* Request *
Copy exactly, and only, the lines below from the first through the one containing "(ctscan) -- node[hlab]", both included; pictures are omitted.

━━━━━━━━

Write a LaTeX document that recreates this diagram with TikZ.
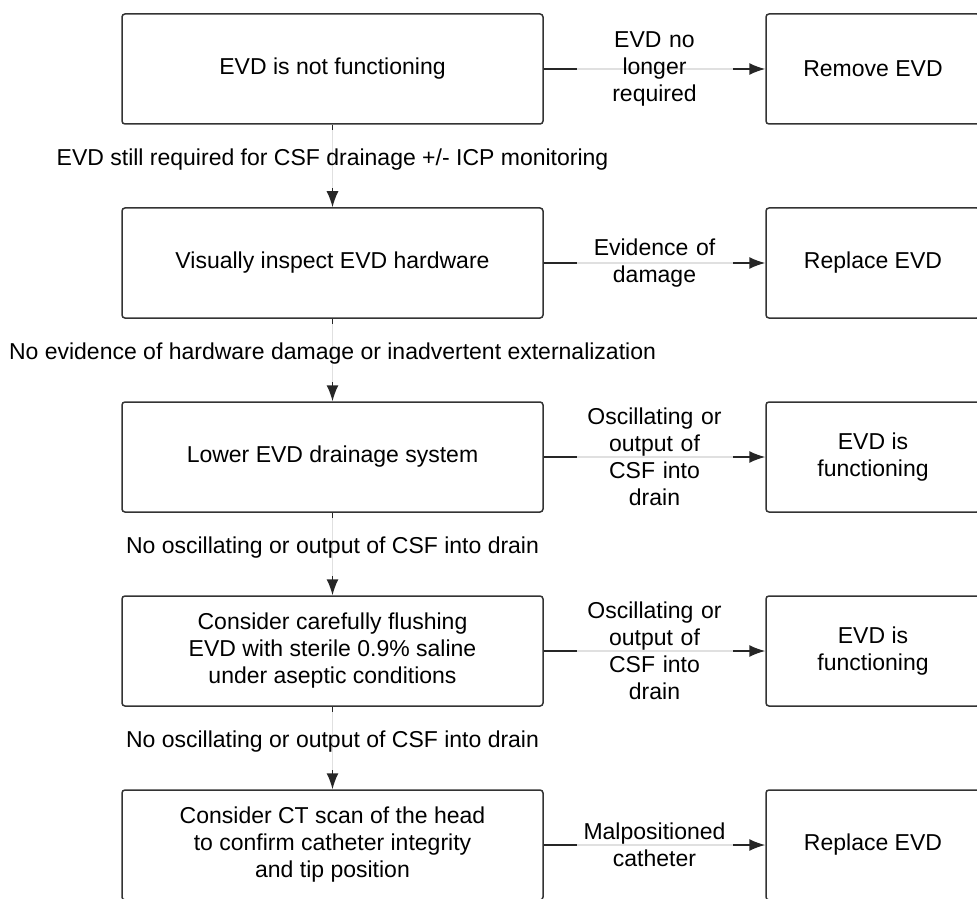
\documentclass[tikz,border=0pt]{standalone}
\usepackage{fontspec}
\setmainfont{Liberation Sans}
\usetikzlibrary{arrows.meta}

\begin{document}
\begin{tikzpicture}[x=0.5pt,y=-0.5pt,
  txt/.style={font=\fontsize{11.5}{13.5}\selectfont},
  box/.style={txt,draw=black!80,line width=0.75pt,rounded corners=1.5pt,minimum width=210.5pt,minimum height=55pt,inner sep=0pt,align=center},
  endbox/.style={box,minimum width=107pt},
  arr/.style={draw=black!85,line width=0.75pt,-{Latex[length=8pt,width=6pt]}},
  hlab/.style={txt,fill=white,fill opacity=0.86,text opacity=1,text width=74pt,align=center,inner sep=2pt},
  vlab/.style={txt,fill=white,fill opacity=0.86,text opacity=1,minimum height=29pt,inner xsep=1pt,pos=0.42}]
\useasboundingbox (0,0) rectangle (977,898);
\clip (0,0) rectangle (977,898);
\node[box] (nofunc) at (332.5,69) {EVD is not functioning};
\node[endbox] (remove) at (873,69) {Remove EVD};
\node[box] (inspect) at (332.5,263) {Visually inspect EVD hardware};
\node[endbox] (replace1) at (873,263) {Replace EVD};
\node[box] (lower) at (332.5,457) {Lower EVD drainage system};
\node[endbox] (works1) at (873,457) {EVD is\\functioning};
\node[box] (flush) at (332.5,651) {Consider carefully flushing\\EVD with sterile 0.9\% saline\\under aseptic conditions};
\node[endbox] (works2) at (873,651) {EVD is\\functioning};
\node[box] (ctscan) at (332.5,845) {Consider CT scan of the head\\to confirm catheter integrity\\and tip position};
\node[endbox] (replace2) at (873,845) {Replace EVD};

\draw[arr] (nofunc) -- node[hlab] {EVD no\\longer\\required} (remove);
\draw[arr] (inspect) -- node[hlab] {Evidence of\\damage} (replace1);
\draw[arr] (lower) -- node[hlab] {Oscillating or\\output of\\CSF into\\drain} (works1);
\draw[arr] (flush) -- node[hlab] {Oscillating or\\output of\\CSF into\\drain} (works2);
\draw[arr] (ctscan) -- node[hlab] {Malpositioned\\catheter} (replace2);

\draw[arr] (nofunc) -- node[vlab] {EVD still required for CSF drainage +/- ICP monitoring} (inspect);
\draw[arr] (inspect) -- node[vlab] {No evidence of hardware damage or inadvertent externalization} (lower);
\draw[arr] (lower) -- node[vlab] {No oscillating or output of CSF into drain} (flush);
\draw[arr] (flush) -- node[vlab] {No oscillating or output of CSF into drain} (ctscan);
\end{tikzpicture}
\end{document}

━━━━━━━━

* Final answer *
Write a LaTeX document that recreates this diagram with TikZ.
\documentclass[tikz,border=0pt]{standalone}
\usepackage{fontspec}
\setmainfont{Liberation Sans}
\usetikzlibrary{arrows.meta}

\begin{document}
\begin{tikzpicture}[x=0.5pt,y=-0.5pt,
  txt/.style={font=\fontsize{11.5}{13.5}\selectfont},
  box/.style={txt,draw=black!80,line width=0.75pt,rounded corners=1.5pt,minimum width=210.5pt,minimum height=55pt,inner sep=0pt,align=center},
  endbox/.style={box,minimum width=107pt},
  arr/.style={draw=black!85,line width=0.75pt,-{Latex[length=8pt,width=6pt]}},
  hlab/.style={txt,fill=white,fill opacity=0.86,text opacity=1,text width=74pt,align=center,inner sep=2pt},
  vlab/.style={txt,fill=white,fill opacity=0.86,text opacity=1,minimum height=29pt,inner xsep=1pt,pos=0.42}]
\useasboundingbox (0,0) rectangle (977,898);
\clip (0,0) rectangle (977,898);
\node[box] (nofunc) at (332.5,69) {EVD is not functioning};
\node[endbox] (remove) at (873,69) {Remove EVD};
\node[box] (inspect) at (332.5,263) {Visually inspect EVD hardware};
\node[endbox] (replace1) at (873,263) {Replace EVD};
\node[box] (lower) at (332.5,457) {Lower EVD drainage system};
\node[endbox] (works1) at (873,457) {EVD is\\functioning};
\node[box] (flush) at (332.5,651) {Consider carefully flushing\\EVD with sterile 0.9\% saline\\under aseptic conditions};
\node[endbox] (works2) at (873,651) {EVD is\\functioning};
\node[box] (ctscan) at (332.5,845) {Consider CT scan of the head\\to confirm catheter integrity\\and tip position};
\node[endbox] (replace2) at (873,845) {Replace EVD};

\draw[arr] (nofunc) -- node[hlab] {EVD no\\longer\\required} (remove);
\draw[arr] (inspect) -- node[hlab] {Evidence of\\damage} (replace1);
\draw[arr] (lower) -- node[hlab] {Oscillating or\\output of\\CSF into\\drain} (works1);
\draw[arr] (flush) -- node[hlab] {Oscillating or\\output of\\CSF into\\drain} (works2);
\draw[arr] (ctscan) -- node[hlab] {Malpositioned\\catheter} (replace2);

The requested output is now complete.